Ultimate, Binx breaks out of his own shell by having to face the far more desperate problmes of his beautiful cousin, Kate Cutrer ... In the end, when Kate hits bottom, only Binx can save her ...
Cheesy enough? It doesn't tell the whole story though. Rather than a romance, the book is mostly about this guy's "search" for life's meaning. The main character's emotional detachment from reality is true to the existentialist literature where the man character is always the stranger in his environment and in his own life. This characteristic of Bonx Bolling really makes him an irritating character to me, however. He whines and "searches' but never tries to change anything. Equally annoying is the writer's style of writing. He writes stuff like this:
She refers to a phenomenon of moviegoing which I have called certification. Nowadays when a perons lives somewhere, in a neighborhood, the place is not certified for him. More than likely he will live there sadly and the emptiness which is inside him will expand until it evacuates the entire neighborhood. But if he sees a movie which shows his very neighborhood, it becomes possible for him to live, for a time at least, as a person who is Somewhere and not Anywhere.
It sounds deep but it doesn't really mean that much. The main character describes everyone else as being "dead" from "everydayness" but he is the person who has no anchor in life. He has no depth and that's why he's looking for something other than what he has. In the end, he accepts his ordinariness, and I guess that's the whole point of the book. However, I can't get over how whining and unlikable the main character is, and the other characters aren't that interesting either. Kate, the "beautiful cousin" is a weakly developed character, who doesn't really transform by the end the book.
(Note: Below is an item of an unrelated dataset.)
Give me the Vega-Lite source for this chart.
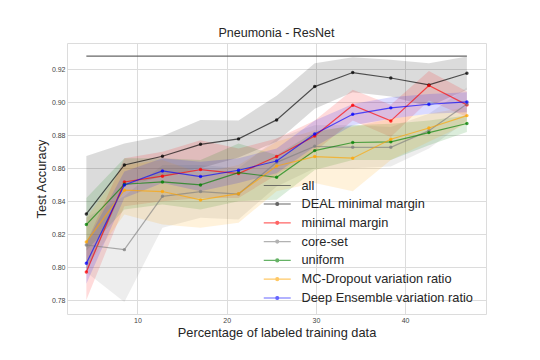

The only difference is that she finds someone, that is, Binx, to take care of her by marrying him. How nice. There are other themes of religion, duty and such, but I didn't really care to read into them too carefully because the story was just so goddamn boring. The writing is not to my taste, and I can't really relate to what the author is trying to say in this book, and honestly, I think others have said it better than Walker Percy, whose existential angst appears rather superficial and juvenile.